### Given material ###

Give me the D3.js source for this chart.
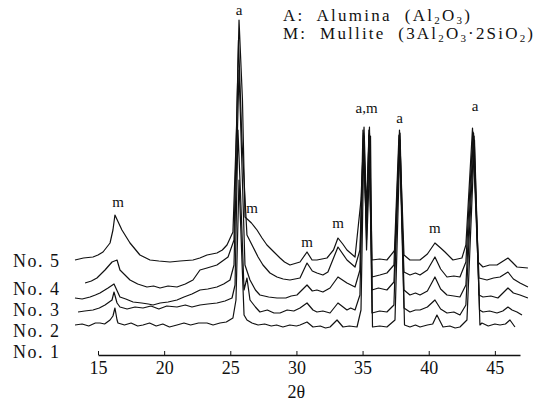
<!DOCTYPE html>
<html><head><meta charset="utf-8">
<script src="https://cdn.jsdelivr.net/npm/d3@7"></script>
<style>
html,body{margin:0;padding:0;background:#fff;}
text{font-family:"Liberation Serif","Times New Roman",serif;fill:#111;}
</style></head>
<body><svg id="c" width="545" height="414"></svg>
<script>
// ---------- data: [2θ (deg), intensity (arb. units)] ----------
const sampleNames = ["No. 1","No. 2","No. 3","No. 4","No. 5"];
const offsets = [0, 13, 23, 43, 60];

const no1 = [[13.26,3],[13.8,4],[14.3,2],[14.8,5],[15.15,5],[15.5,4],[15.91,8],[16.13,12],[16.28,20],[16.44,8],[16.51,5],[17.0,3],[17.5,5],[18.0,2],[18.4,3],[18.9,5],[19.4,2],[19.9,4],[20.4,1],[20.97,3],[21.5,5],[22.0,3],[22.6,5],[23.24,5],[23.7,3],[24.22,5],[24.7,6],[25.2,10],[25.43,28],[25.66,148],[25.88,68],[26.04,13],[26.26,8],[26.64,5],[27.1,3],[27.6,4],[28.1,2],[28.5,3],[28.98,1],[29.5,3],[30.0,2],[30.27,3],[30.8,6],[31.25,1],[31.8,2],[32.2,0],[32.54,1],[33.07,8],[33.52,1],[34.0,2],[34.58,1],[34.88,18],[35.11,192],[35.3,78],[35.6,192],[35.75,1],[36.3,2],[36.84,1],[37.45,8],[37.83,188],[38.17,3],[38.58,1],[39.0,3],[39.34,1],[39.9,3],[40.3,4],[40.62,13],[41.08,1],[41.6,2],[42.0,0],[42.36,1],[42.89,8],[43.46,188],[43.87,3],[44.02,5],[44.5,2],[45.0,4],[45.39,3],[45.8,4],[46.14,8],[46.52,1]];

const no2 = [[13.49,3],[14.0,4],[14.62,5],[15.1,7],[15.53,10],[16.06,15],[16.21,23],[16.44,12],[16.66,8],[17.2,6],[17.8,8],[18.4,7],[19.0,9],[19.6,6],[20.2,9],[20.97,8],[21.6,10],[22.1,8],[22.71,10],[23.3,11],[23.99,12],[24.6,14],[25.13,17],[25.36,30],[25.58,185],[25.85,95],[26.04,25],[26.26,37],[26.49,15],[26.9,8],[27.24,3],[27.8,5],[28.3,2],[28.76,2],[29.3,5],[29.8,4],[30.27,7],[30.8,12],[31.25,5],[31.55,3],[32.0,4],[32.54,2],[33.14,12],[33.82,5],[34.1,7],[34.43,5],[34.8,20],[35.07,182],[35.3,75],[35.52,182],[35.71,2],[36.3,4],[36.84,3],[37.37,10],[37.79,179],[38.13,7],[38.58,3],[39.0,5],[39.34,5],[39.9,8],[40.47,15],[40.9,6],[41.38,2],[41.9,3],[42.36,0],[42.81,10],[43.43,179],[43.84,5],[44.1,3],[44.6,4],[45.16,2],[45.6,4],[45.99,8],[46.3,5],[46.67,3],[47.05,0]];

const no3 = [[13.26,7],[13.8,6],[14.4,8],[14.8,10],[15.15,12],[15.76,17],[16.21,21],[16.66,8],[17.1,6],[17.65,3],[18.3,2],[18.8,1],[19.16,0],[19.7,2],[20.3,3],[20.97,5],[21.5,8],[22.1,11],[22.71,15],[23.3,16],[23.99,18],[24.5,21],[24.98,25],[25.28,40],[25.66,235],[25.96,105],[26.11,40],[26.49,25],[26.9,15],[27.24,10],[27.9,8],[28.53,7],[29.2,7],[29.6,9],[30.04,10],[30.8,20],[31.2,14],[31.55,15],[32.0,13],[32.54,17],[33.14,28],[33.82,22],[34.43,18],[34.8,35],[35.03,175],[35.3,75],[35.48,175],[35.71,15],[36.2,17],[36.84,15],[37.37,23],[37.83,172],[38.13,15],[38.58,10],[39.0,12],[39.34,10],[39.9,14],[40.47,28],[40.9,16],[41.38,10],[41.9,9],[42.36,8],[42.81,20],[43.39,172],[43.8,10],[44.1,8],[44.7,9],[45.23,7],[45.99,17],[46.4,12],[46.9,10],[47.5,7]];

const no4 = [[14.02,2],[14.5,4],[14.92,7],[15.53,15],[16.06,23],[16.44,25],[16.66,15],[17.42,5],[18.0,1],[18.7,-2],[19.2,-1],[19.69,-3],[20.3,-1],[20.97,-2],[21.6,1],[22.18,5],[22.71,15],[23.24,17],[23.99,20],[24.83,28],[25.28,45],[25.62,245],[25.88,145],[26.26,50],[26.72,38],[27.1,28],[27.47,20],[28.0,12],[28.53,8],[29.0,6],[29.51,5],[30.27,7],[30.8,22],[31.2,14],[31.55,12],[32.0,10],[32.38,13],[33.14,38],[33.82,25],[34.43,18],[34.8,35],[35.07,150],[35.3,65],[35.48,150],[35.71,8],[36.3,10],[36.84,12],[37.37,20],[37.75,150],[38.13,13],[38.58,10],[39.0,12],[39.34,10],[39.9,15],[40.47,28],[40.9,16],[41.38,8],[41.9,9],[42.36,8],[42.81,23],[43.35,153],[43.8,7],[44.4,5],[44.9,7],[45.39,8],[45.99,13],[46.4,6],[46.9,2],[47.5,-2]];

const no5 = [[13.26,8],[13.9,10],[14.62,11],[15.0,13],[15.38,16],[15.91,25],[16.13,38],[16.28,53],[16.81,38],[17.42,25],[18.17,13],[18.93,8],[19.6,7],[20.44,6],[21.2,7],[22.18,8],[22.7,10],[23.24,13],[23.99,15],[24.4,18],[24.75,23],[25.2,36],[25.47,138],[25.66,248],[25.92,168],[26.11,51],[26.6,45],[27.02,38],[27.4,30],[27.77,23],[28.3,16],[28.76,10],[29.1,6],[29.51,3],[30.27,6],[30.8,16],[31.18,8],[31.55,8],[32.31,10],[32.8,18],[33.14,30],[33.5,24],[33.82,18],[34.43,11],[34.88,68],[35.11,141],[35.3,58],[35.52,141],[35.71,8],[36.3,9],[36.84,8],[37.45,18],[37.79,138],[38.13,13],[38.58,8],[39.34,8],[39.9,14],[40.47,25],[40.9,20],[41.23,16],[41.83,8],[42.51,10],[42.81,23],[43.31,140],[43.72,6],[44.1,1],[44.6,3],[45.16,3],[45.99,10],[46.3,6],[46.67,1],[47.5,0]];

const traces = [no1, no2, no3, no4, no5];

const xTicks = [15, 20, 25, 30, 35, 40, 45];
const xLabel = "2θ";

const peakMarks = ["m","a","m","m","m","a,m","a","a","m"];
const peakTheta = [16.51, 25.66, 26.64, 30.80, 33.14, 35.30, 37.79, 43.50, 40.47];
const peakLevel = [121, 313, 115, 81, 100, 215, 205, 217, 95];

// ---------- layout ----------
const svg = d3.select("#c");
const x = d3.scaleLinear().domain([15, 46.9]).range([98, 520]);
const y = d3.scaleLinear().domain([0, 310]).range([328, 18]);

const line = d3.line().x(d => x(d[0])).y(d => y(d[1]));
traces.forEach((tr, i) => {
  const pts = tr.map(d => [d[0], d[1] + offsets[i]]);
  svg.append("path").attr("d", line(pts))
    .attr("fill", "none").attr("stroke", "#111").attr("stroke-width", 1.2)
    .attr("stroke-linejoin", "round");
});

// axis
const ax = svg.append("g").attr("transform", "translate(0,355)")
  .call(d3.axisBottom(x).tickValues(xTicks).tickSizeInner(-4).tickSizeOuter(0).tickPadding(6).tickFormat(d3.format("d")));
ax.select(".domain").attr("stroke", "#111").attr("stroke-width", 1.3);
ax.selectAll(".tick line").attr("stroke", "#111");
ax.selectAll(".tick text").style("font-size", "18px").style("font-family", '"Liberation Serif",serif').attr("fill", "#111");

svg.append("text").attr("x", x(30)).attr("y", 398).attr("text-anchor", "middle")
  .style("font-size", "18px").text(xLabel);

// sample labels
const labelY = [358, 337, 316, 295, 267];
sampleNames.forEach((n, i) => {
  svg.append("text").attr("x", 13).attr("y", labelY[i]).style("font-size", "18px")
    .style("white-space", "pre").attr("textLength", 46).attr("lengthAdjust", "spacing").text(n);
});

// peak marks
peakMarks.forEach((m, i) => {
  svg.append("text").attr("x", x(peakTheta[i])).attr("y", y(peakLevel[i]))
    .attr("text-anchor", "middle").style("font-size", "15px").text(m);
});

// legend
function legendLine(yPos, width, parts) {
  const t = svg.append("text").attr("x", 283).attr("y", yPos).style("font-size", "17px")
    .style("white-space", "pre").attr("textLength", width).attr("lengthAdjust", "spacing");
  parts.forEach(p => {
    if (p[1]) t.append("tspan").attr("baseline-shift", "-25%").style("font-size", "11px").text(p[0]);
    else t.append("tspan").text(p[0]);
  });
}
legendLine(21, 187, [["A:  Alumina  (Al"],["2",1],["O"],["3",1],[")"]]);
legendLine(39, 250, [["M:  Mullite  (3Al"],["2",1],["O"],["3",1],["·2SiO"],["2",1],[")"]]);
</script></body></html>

###

What is needed:
Please restate the material above line by line, exactly, beginning at its first line and ending with the line that contains "const offsets = [0, 13, 23, 43, 60];", without any pictures.

Result of this task:
Give me the D3.js source for this chart.
<!DOCTYPE html>
<html><head><meta charset="utf-8">
<script src="https://cdn.jsdelivr.net/npm/d3@7"></script>
<style>
html,body{margin:0;padding:0;background:#fff;}
text{font-family:"Liberation Serif","Times New Roman",serif;fill:#111;}
</style></head>
<body><svg id="c" width="545" height="414"></svg>
<script>
// ---------- data: [2θ (deg), intensity (arb. units)] ----------
const sampleNames = ["No. 1","No. 2","No. 3","No. 4","No. 5"];
const offsets = [0, 13, 23, 43, 60];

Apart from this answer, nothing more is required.